Our transition to SSH certificates

Published in

payu-engineering

8 min readJun 9, 2021

In this blog post, I would like to share the story of how ZOOZ transitioned to using SSH certificate authentication for better security, usability, and management.

Password authentication and public-key authentication are the most common SSH authentication methods:

Password authentication is the default SSH authentication method and the least secure of all to protect your servers from attack or identity theft. Problems associated with password authentication include the practice of using insecure (easy to remember) passwords, storing passwords on disk, never rotating passwords, as well as various other pitfalls. Password authentication is also inconvenient with scripting.
SSH key authentication relies on asymmetric encryption using a pair of public and private keys, in which the client holds the private key and the server holds the public key. It’s more convenient with scripting and more secure in terms of dictionary attacks but still suffers from many of the disadvantages of password authentication.

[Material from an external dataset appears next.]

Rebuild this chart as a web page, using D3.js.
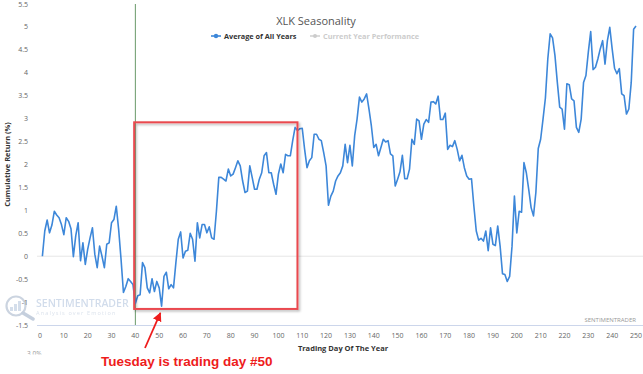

SSH key authentication is the authentication method that we used at ZOOZ until recently. The flow of distributing the user’s public key was as follows:

Users generate a key pair for themselves.
Using a Terraform process, the public key is uploaded to an S3 bucket and placed in a folder that represents a role/group.
An operation engineer runs an ansible playbook to give engineers of a role/group access to a dynamically/statically calculated host inventory.

What are the problems with this method?

From an Ops perspective, there is a need to provision keys whenever a new employee begins working or to drop the key when someone leaves the organization. We manage a large number of servers and keys. The process of managing SSH authentication is mostly done manually and has several drawbacks:

Each new employee has to manually create an SSH key pair when joining a specific team.
Public key files are managed in an s3 bucket.
Keys never expire. Neither users nor hosts are forced to refresh their keys.
The employee offboarding process becomes a hassle.
There’s a risk of key exposure, key reuse, and theft of discarded keys.
Host verification never really happens…

It’s important to note the most if not all the pitfalls can be overcome with extensive automation and management. We believe, however, that most companies will not take that route. And neither did we. So instead of fixing the issues with public keys authentication, we chose a better way.

What impressed us when reviewing possible solutions, is that most of the shortcomings can be solved by using the SSH certificates authentication method with proper tools and a bit of automation (no extensive automation needed).

SSH certificates

SSH certificates are an enhancement to the public and private key authentication method.
The concept is to create a trusted server called a Certificate Authority (CA), which is used to sign the host and user identity. The result of the signing process is a so-called certificate. Then all that is left is to configure clients and hosts to trust any certificates signed by our CA.

The certificate itself is a data structure signed by our CA that contains specific information, such as the identity of the individual who wants to access the target host, the CA that signed the certificate, and the certificate’s validity period.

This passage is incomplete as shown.